In my youth, as I recall, a good idea would be described
as “hot”. In today’s cultural climate that same idea would
be characterized as “cool”, which seems to run counter to
the direction of global climatic trends!
Conversations are frequently laced with “sort of” and “kinda”,
which also appear to act as gap fillers.
Then there is the peculiar tendency to use the expression
“could care less”, when really what was meant was 
"couldn’t care less”!

Now I am aware that language changes over time.
In my English high school, in addition to a strange vocabulary
of localized vernacular peculiar to that school, adjectives
such as “Super” and “Wizard” tended to pepper schoolboy
conversation.
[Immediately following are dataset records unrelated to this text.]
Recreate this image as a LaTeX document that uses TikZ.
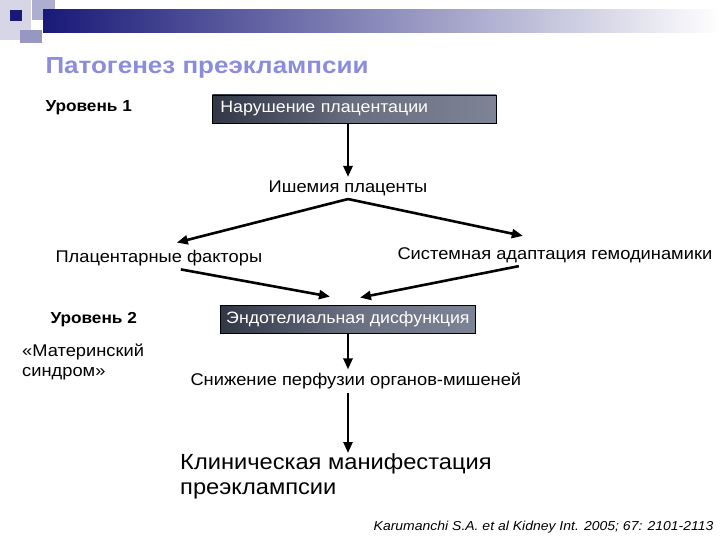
\documentclass[tikz,border=0pt]{standalone}
\usepackage{fontspec}
\setmainfont[FakeStretch=1.08]{Liberation Sans}
\newfontfamily\titlefont[FakeStretch=1.12]{Liberation Sans}
\usetikzlibrary{arrows.meta,calc}
\definecolor{navybar}{RGB}{25,25,120}
\definecolor{titlelav}{RGB}{140,140,222}
\definecolor{boxdark}{RGB}{50,55,70}
\definecolor{boxmid}{RGB}{105,110,128}
\definecolor{boxlight}{RGB}{125,132,150}

\tikzset{
  flowbox/.style={draw=black, line width=0.8bp, left color=boxdark, right color=boxlight,
    middle color=boxmid, text=white, font=\fontsize{16.5}{19}\selectfont,
    minimum height=28bp, anchor=west},
  plain/.style={font=\fontsize{17}{20}\selectfont},
  level/.style={font=\bfseries\fontsize{16}{19}\selectfont, anchor=west},
  flowarrow/.style={->, line width=2.6bp}
}

\begin{document}
\begin{tikzpicture}[x=1bp, y=-1bp, >={Triangle[length=11bp,width=9bp]}]
    \useasboundingbox[fill=white] (0,0) rectangle (720,540);
    % header decoration
    \fill[navybar!18] (0,0) rectangle (31,40);
    \fill[navybar!35] (32,0) rectangle (55,20);
    \shade[left color=navybar, right color=white] (43,10) rectangle (720,33);
    \fill[navybar!45] (20,30) rectangle (42,43);
    \fill[navybar] (10,10) rectangle (22,21);
    % title
    \node[anchor=west, text=titlelav, font=\titlefont\bfseries\fontsize{23.3}{28}\selectfont] (title) at (42,68) {Патогенез преэклампсии};

    \node[level] (lev1) at (42,108) {Уровень 1};
    \node[flowbox, inner xsep=8bp, text width=268bp, align=left] (box1) at (212,109) {Нарушение плацентации};
    \node[plain] (isch) at (348,188) {Ишемия плаценты};
    \node[plain, anchor=west] (plac) at (52,258) {Плацентарные факторы};
    \node[plain, anchor=west] (sysad) at (394,255) {Системная адаптация гемодинамики};

    \node[level] (lev2) at (47,320) {Уровень 2};
    \node[flowbox, inner xsep=4bp, minimum width=255bp] (box2) at (220,319) {Эндотелиальная дисфункция};
    \node[plain, anchor=north west, align=left, inner sep=0pt] (mat) at (22,344) {«Материнский\\синдром»};
    \node[plain, anchor=west] (perf) at (187,381) {Снижение перфузии органов-мишеней};
    \node[anchor=north west, align=left, inner sep=0pt, font=\fontsize{22}{26}\selectfont] (clin) at (180,453) {Клиническая манифестация\\преэклампсии};
    \node[anchor=east, font=\itshape\fontsize{13}{15}\selectfont] (cite) at (717,527) {Karumanchi S.A. et al Kidney Int. 2005; 67: 2101-2113};

    % arrows
    \draw[flowarrow] (box1.south -| isch.north) -- (isch.north);
    \draw[flowarrow] (isch.south) -- ($(plac.north)+(18,-4)$);
    \draw[flowarrow] (isch.south) -- ($(sysad.north)+(-32,-8)$);
    \draw[flowarrow] ($(plac.south)+(22,0)$) -- ($(box2.north west)+(110,-8)$);
    \draw[flowarrow] ($(sysad.south)+(-36,0)$) -- ($(box2.north west)+(140,-7)$);
    \draw[flowarrow] (box2.south -| isch.north) -- (perf.north -| isch.north);
    \draw[flowarrow] (perf.south -| isch.north) -- (clin.north -| isch.north);
\end{tikzpicture}
\end{document}
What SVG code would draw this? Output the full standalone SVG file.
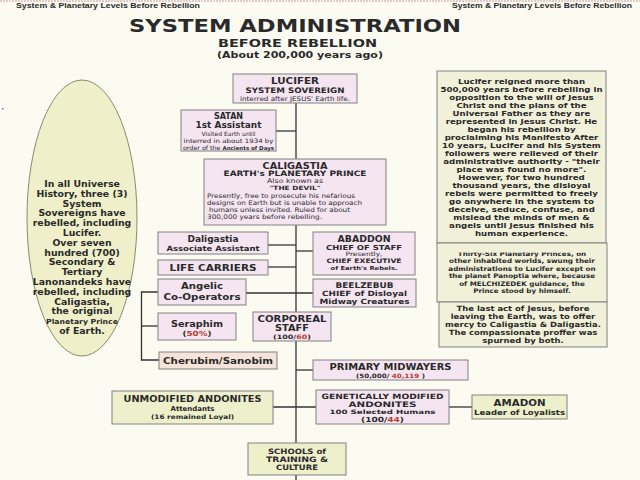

Today in Britain I understand that those
expressions are long since out of vogue and have been
supplanted by words such as “Brilliant!” 

Just think of Shakespearean English and how it has morphed
over some four hundred years into the popular English
that we speak today! 

On second thoughts, forget what I just said.
It only makes me more depressed

To get back to my likeable seatmate on the bus;
as he and his girl friend rose from their seats to get off
at their stop, I leaned forward and gently tugged his sleeve.
“Excuse me”, I ventured. “I hope that I did not offend you”.

He turned to me, smiled graciously, and replied with studied
eloquence, and a casual shrug of his shoulders: 


Then, responding no doubt to my puzzled reaction,
he hastened to add: 

“No, I’m not offended at all!” 

I felt, like, relieved to hear that!

BLO fecit 20091206 - stories

with thanks to John and, like . . .
in complete agreement
with his insights!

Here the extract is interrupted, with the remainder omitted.